GIVEN DATA:
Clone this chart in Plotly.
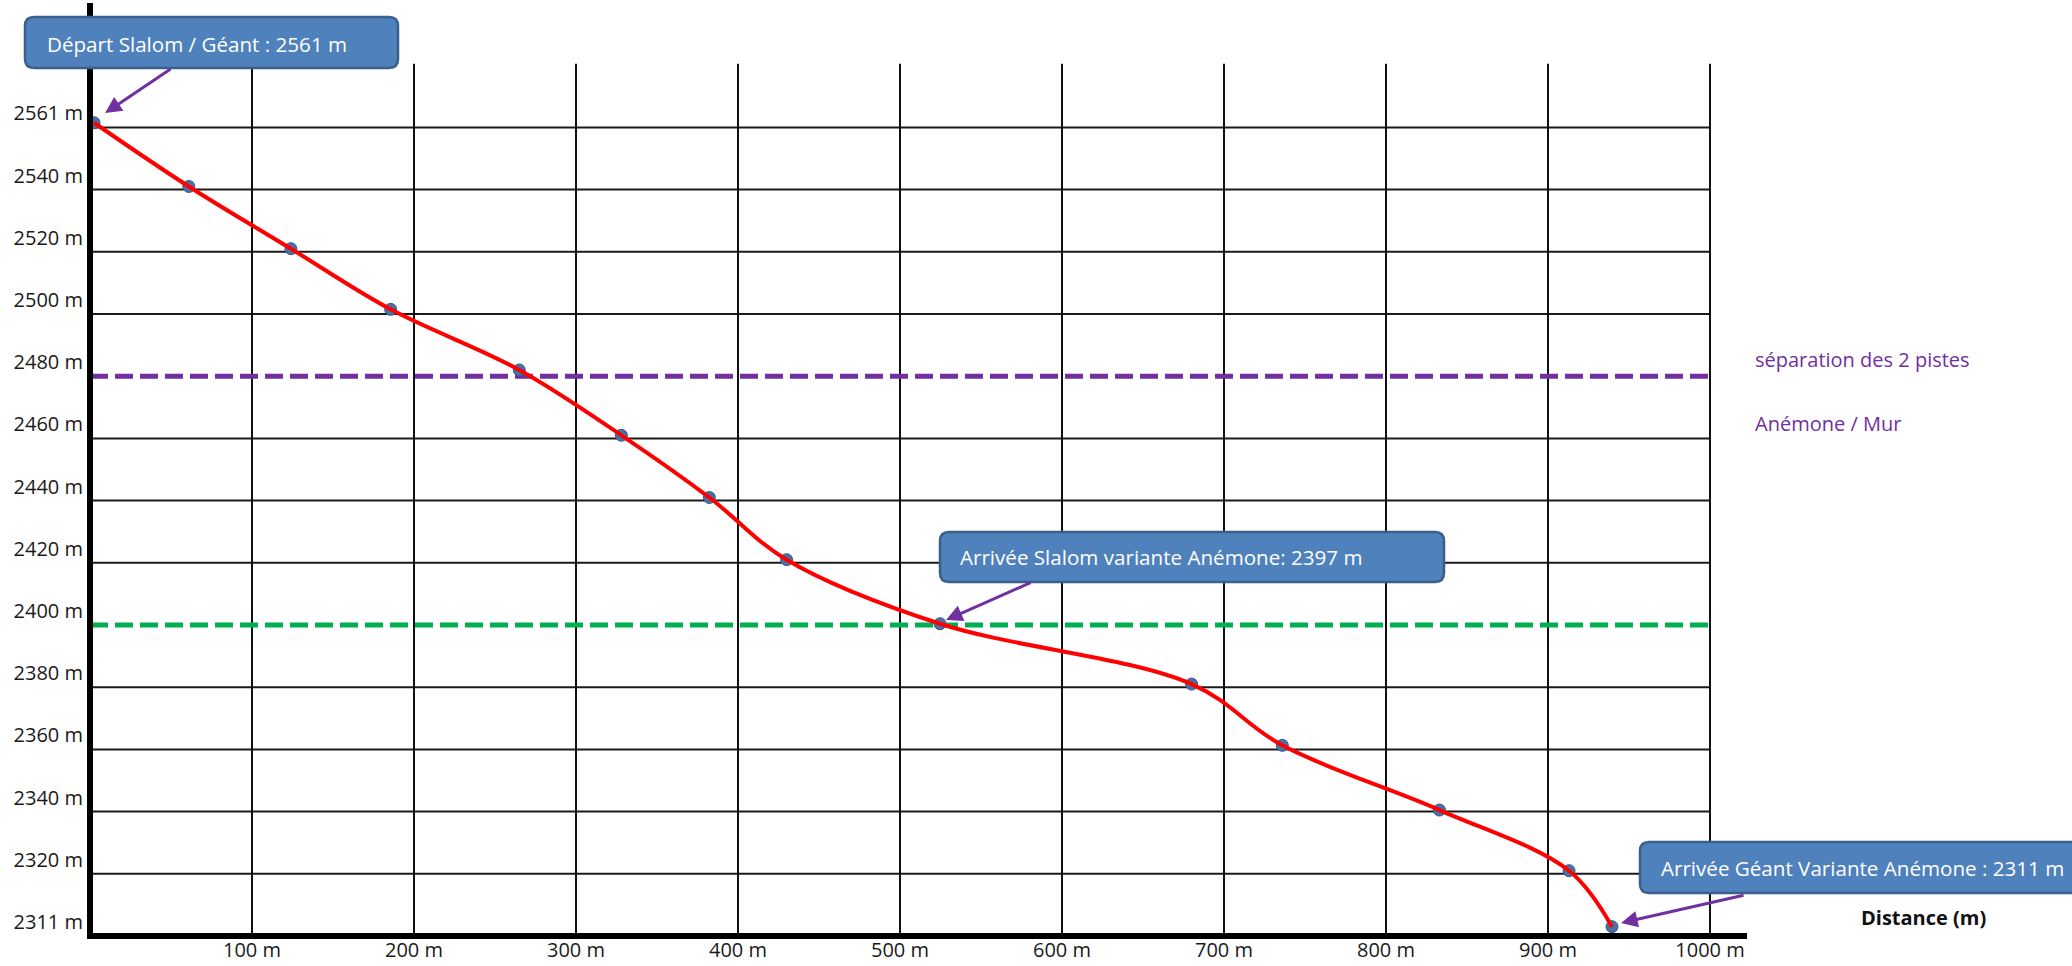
import plotly.graph_objects as go

# ---------------- data ----------------
distance_m = [2.5, 61, 124, 185.6, 265, 328, 382.3, 430, 524.7, 680, 736, 833, 913, 939.5]
altitude_m = [2561.5, 2541, 2521, 2501.5, 2482, 2461, 2441, 2421, 2400.4, 2381, 2361.3, 2340.5, 2321, 2303]

x_tick_vals = [100, 200, 300, 400, 500, 600, 700, 800, 900, 1000]
x_tick_labels = ["100 m", "200 m", "300 m", "400 m", "500 m", "600 m", "700 m", "800 m", "900 m", "1000 m"]
y_tick_vals = [2300, 2320, 2340, 2360, 2380, 2400, 2420, 2440, 2460, 2480, 2500, 2520, 2540, 2560]
y_tick_labels = ["2311 m", "2320 m", "2340 m", "2360 m", "2380 m", "2400 m", "2420 m", "2440 m",
                 "2460 m", "2480 m", "2500 m", "2520 m", "2540 m", "2561 m"]

separation_alt = 2480      # séparation des 2 pistes Anémone / Mur
slalom_finish_alt = 2400   # Arrivée Slalom variante Anémone

start_label = "Départ Slalom / Géant : 2561 m"
slalom_label = "Arrivée Slalom variante Anémone: 2397 m"
giant_label = "Arrivée Géant Variante Anémone : 2311 m"

# ---------------- layout geometry ----------------
W, H = 2072, 966
ML, MR, MT, MB = 90, 325, 3, 30
PW, PH = W - ML - MR, H - MT - MB
X_RANGE = [0, PW / 1.62]
Y_RANGE = [2300, 2300 + PH / 3.11]
FONT = "Open Sans"
PURPLE = "#7030A0"


def pxx(px):
    return (px - ML) / PW


def pxy(py):
    return (H - MB - py) / PH


def rounded_box(x0, y0, x1, y1, r=9):
    xl, xr, yt, yb = pxx(x0), pxx(x1), pxy(y0), pxy(y1)
    rx, ry = r / PW, r / PH
    return (f"M{xl+rx},{yt} L{xr-rx},{yt} Q{xr},{yt} {xr},{yt-ry} L{xr},{yb+ry} "
            f"Q{xr},{yb} {xr-rx},{yb} L{xl+rx},{yb} Q{xl},{yb} {xl},{yb+ry} "
            f"L{xl},{yt-ry} Q{xl},{yt} {xl+rx},{yt} Z")


fig = go.Figure()

fig.add_trace(go.Scatter(
    x=distance_m, y=altitude_m, mode="markers", cliponaxis=False,
    marker=dict(size=12, color="#4872A6", line=dict(color="#36598A", width=1)),
    hoverinfo="x+y", showlegend=False))
fig.add_trace(go.Scatter(
    x=distance_m, y=altitude_m, mode="lines", cliponaxis=False,
    line=dict(color="#FF0000", width=4, shape="spline", smoothing=1.0),
    hoverinfo="skip", showlegend=False))

shapes = []
# grid (the dashed reference lines replace the grid line at their level)
for yv in y_tick_vals[1:]:
    if yv in (separation_alt, slalom_finish_alt):
        continue
    shapes.append(dict(type="line", xref="x", yref="y", x0=0, x1=x_tick_vals[-1], y0=yv, y1=yv,
                       line=dict(color="#1a1a1a", width=2), layer="below"))
for xv in x_tick_vals:
    shapes.append(dict(type="line", xref="x", yref="y", x0=xv, x1=xv, y0=Y_RANGE[0], y1=2580.5,
                       line=dict(color="#111111", width=2), layer="below"))
# dashed reference lines
shapes.append(dict(type="line", xref="x", yref="y", x0=0, x1=x_tick_vals[-1],
                   y0=separation_alt, y1=separation_alt,
                   line=dict(color=PURPLE, width=5, dash="18px,7px"), layer="below"))
shapes.append(dict(type="line", xref="x", yref="y", x0=0, x1=x_tick_vals[-1],
                   y0=slalom_finish_alt, y1=slalom_finish_alt,
                   line=dict(color="#00B050", width=5, dash="18px,7px"), layer="below"))
# thick axes
shapes.append(dict(type="line", xref="paper", yref="paper", x0=0, x1=0, y0=pxy(939), y1=1,
                   line=dict(color="black", width=6), layer="above"))
shapes.append(dict(type="line", xref="paper", yref="paper", x0=pxx(87), x1=1, y0=0, y1=0,
                   line=dict(color="black", width=6), layer="above"))
# callout boxes
for (x0, y0, x1, y1) in [(25, 17, 398, 68), (940, 532, 1444, 582), (1640, 842, 2095, 893)]:
    shapes.append(dict(type="path", xref="paper", yref="paper", path=rounded_box(x0, y0, x1, y1),
                       fillcolor="#4F81BD", line=dict(color="#3A5F8C", width=2.5), layer="above"))

annotations = []
for txt, x, y in [(start_label, 45, 44), (slalom_label, 958, 557), (giant_label, 1659, 868)]:
    annotations.append(dict(text=txt, xref="paper", yref="paper", x=pxx(x), y=pxy(y),
                            xanchor="left", yanchor="middle", showarrow=False,
                            font=dict(family=FONT, size=20.6, color="#FFFFFF")))
# arrows (tip at the marked point, tail offset in pixels)
for (tx, ty, ax, ay) in [(9.3, 2564.6, 67, -45), (528.4, 2401.6, 86, -38), (945.1, 2304.2, 124, -28)]:
    annotations.append(dict(text="", x=tx, y=ty, xref="x", yref="y", ax=ax, ay=ay,
                            showarrow=True, arrowhead=2, arrowsize=1.1, arrowwidth=3,
                            arrowcolor=PURPLE, standoff=0))
annotations.append(dict(text="séparation des 2 pistes", xref="paper", yref="paper",
                        x=pxx(1753), y=pxy(360), xanchor="left", yanchor="middle", showarrow=False,
                        font=dict(family=FONT, size=20, color=PURPLE)))
annotations.append(dict(text="Anémone / Mur", xref="paper", yref="paper",
                        x=pxx(1753), y=pxy(423), xanchor="left", yanchor="middle", showarrow=False,
                        font=dict(family=FONT, size=20, color=PURPLE)))
annotations.append(dict(text="<b>Distance (m)</b>", xref="paper", yref="paper",
                        x=pxx(1923), y=pxy(917), xanchor="center", yanchor="middle", showarrow=False,
                        font=dict(family=FONT, size=20, color="#111111")))

fig.update_layout(
    width=W, height=H, margin=dict(l=ML, r=MR, t=MT, b=MB, pad=0),
    paper_bgcolor="white", plot_bgcolor="white",
    font=dict(family=FONT, size=20, color="#1a1a1a"),
    shapes=shapes, annotations=annotations, showlegend=False,
    xaxis=dict(range=X_RANGE, tickvals=x_tick_vals, ticktext=x_tick_labels, showgrid=False,
               zeroline=False, showline=False, ticks="", tickfont=dict(size=20)),
    yaxis=dict(range=Y_RANGE, tickvals=y_tick_vals, ticktext=y_tick_labels, showgrid=False,
               zeroline=False, showline=False, ticks="", tickfont=dict(size=20),
               ticklabelshift=-14, ticklabelstandoff=6),
)

fig.write_html("out.html", config={"displayModeBar": False},
               post_script="document.body.style.margin='0';document.body.style.overflow='hidden';")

THE PROBLEM: Extract every line of the data exactly; pictures stay out.

EXPECTED ANSWER:
Clone this chart in Plotly.
import plotly.graph_objects as go

# ---------------- data ----------------
distance_m = [2.5, 61, 124, 185.6, 265, 328, 382.3, 430, 524.7, 680, 736, 833, 913, 939.5]
altitude_m = [2561.5, 2541, 2521, 2501.5, 2482, 2461, 2441, 2421, 2400.4, 2381, 2361.3, 2340.5, 2321, 2303]

x_tick_vals = [100, 200, 300, 400, 500, 600, 700, 800, 900, 1000]
x_tick_labels = ["100 m", "200 m", "300 m", "400 m", "500 m", "600 m", "700 m", "800 m", "900 m", "1000 m"]
y_tick_vals = [2300, 2320, 2340, 2360, 2380, 2400, 2420, 2440, 2460, 2480, 2500, 2520, 2540, 2560]
y_tick_labels = ["2311 m", "2320 m", "2340 m", "2360 m", "2380 m", "2400 m", "2420 m", "2440 m",
                 "2460 m", "2480 m", "2500 m", "2520 m", "2540 m", "2561 m"]

separation_alt = 2480      # séparation des 2 pistes Anémone / Mur
slalom_finish_alt = 2400   # Arrivée Slalom variante Anémone

start_label = "Départ Slalom / Géant : 2561 m"
slalom_label = "Arrivée Slalom variante Anémone: 2397 m"
giant_label = "Arrivée Géant Variante Anémone : 2311 m"

# ---------------- layout geometry ----------------
W, H = 2072, 966
ML, MR, MT, MB = 90, 325, 3, 30
PW, PH = W - ML - MR, H - MT - MB
X_RANGE = [0, PW / 1.62]
Y_RANGE = [2300, 2300 + PH / 3.11]
FONT = "Open Sans"
PURPLE = "#7030A0"


def pxx(px):
    return (px - ML) / PW


def pxy(py):
    return (H - MB - py) / PH


def rounded_box(x0, y0, x1, y1, r=9):
    xl, xr, yt, yb = pxx(x0), pxx(x1), pxy(y0), pxy(y1)
    rx, ry = r / PW, r / PH
    return (f"M{xl+rx},{yt} L{xr-rx},{yt} Q{xr},{yt} {xr},{yt-ry} L{xr},{yb+ry} "
            f"Q{xr},{yb} {xr-rx},{yb} L{xl+rx},{yb} Q{xl},{yb} {xl},{yb+ry} "
            f"L{xl},{yt-ry} Q{xl},{yt} {xl+rx},{yt} Z")


fig = go.Figure()

fig.add_trace(go.Scatter(
    x=distance_m, y=altitude_m, mode="markers", cliponaxis=False,
    marker=dict(size=12, color="#4872A6", line=dict(color="#36598A", width=1)),
    hoverinfo="x+y", showlegend=False))
fig.add_trace(go.Scatter(
    x=distance_m, y=altitude_m, mode="lines", cliponaxis=False,
    line=dict(color="#FF0000", width=4, shape="spline", smoothing=1.0),
    hoverinfo="skip", showlegend=False))

shapes = []
# grid (the dashed reference lines replace the grid line at their level)
for yv in y_tick_vals[1:]:
    if yv in (separation_alt, slalom_finish_alt):
        continue
    shapes.append(dict(type="line", xref="x", yref="y", x0=0, x1=x_tick_vals[-1], y0=yv, y1=yv,
                       line=dict(color="#1a1a1a", width=2), layer="below"))
for xv in x_tick_vals:
    shapes.append(dict(type="line", xref="x", yref="y", x0=xv, x1=xv, y0=Y_RANGE[0], y1=2580.5,
                       line=dict(color="#111111", width=2), layer="below"))
# dashed reference lines
shapes.append(dict(type="line", xref="x", yref="y", x0=0, x1=x_tick_vals[-1],
                   y0=separation_alt, y1=separation_alt,
                   line=dict(color=PURPLE, width=5, dash="18px,7px"), layer="below"))
shapes.append(dict(type="line", xref="x", yref="y", x0=0, x1=x_tick_vals[-1],
                   y0=slalom_finish_alt, y1=slalom_finish_alt,
                   line=dict(color="#00B050", width=5, dash="18px,7px"), layer="below"))
# thick axes
shapes.append(dict(type="line", xref="paper", yref="paper", x0=0, x1=0, y0=pxy(939), y1=1,
                   line=dict(color="black", width=6), layer="above"))
shapes.append(dict(type="line", xref="paper", yref="paper", x0=pxx(87), x1=1, y0=0, y1=0,
                   line=dict(color="black", width=6), layer="above"))
# callout boxes
for (x0, y0, x1, y1) in [(25, 17, 398, 68), (940, 532, 1444, 582), (1640, 842, 2095, 893)]:
    shapes.append(dict(type="path", xref="paper", yref="paper", path=rounded_box(x0, y0, x1, y1),
                       fillcolor="#4F81BD", line=dict(color="#3A5F8C", width=2.5), layer="above"))

annotations = []
for txt, x, y in [(start_label, 45, 44), (slalom_label, 958, 557), (giant_label, 1659, 868)]:
    annotations.append(dict(text=txt, xref="paper", yref="paper", x=pxx(x), y=pxy(y),
                            xanchor="left", yanchor="middle", showarrow=False,
                            font=dict(family=FONT, size=20.6, color="#FFFFFF")))
# arrows (tip at the marked point, tail offset in pixels)
for (tx, ty, ax, ay) in [(9.3, 2564.6, 67, -45), (528.4, 2401.6, 86, -38), (945.1, 2304.2, 124, -28)]:
    annotations.append(dict(text="", x=tx, y=ty, xref="x", yref="y", ax=ax, ay=ay,
                            showarrow=True, arrowhead=2, arrowsize=1.1, arrowwidth=3,
                            arrowcolor=PURPLE, standoff=0))
annotations.append(dict(text="séparation des 2 pistes", xref="paper", yref="paper",
                        x=pxx(1753), y=pxy(360), xanchor="left", yanchor="middle", showarrow=False,
                        font=dict(family=FONT, size=20, color=PURPLE)))
annotations.append(dict(text="Anémone / Mur", xref="paper", yref="paper",
                        x=pxx(1753), y=pxy(423), xanchor="left", yanchor="middle", showarrow=False,
                        font=dict(family=FONT, size=20, color=PURPLE)))
annotations.append(dict(text="<b>Distance (m)</b>", xref="paper", yref="paper",
                        x=pxx(1923), y=pxy(917), xanchor="center", yanchor="middle", showarrow=False,
                        font=dict(family=FONT, size=20, color="#111111")))

fig.update_layout(
    width=W, height=H, margin=dict(l=ML, r=MR, t=MT, b=MB, pad=0),
    paper_bgcolor="white", plot_bgcolor="white",
    font=dict(family=FONT, size=20, color="#1a1a1a"),
    shapes=shapes, annotations=annotations, showlegend=False,
    xaxis=dict(range=X_RANGE, tickvals=x_tick_vals, ticktext=x_tick_labels, showgrid=False,
               zeroline=False, showline=False, ticks="", tickfont=dict(size=20)),
    yaxis=dict(range=Y_RANGE, tickvals=y_tick_vals, ticktext=y_tick_labels, showgrid=False,
               zeroline=False, showline=False, ticks="", tickfont=dict(size=20),
               ticklabelshift=-14, ticklabelstandoff=6),
)

fig.write_html("out.html", config={"displayModeBar": False},
               post_script="document.body.style.margin='0';document.body.style.overflow='hidden';")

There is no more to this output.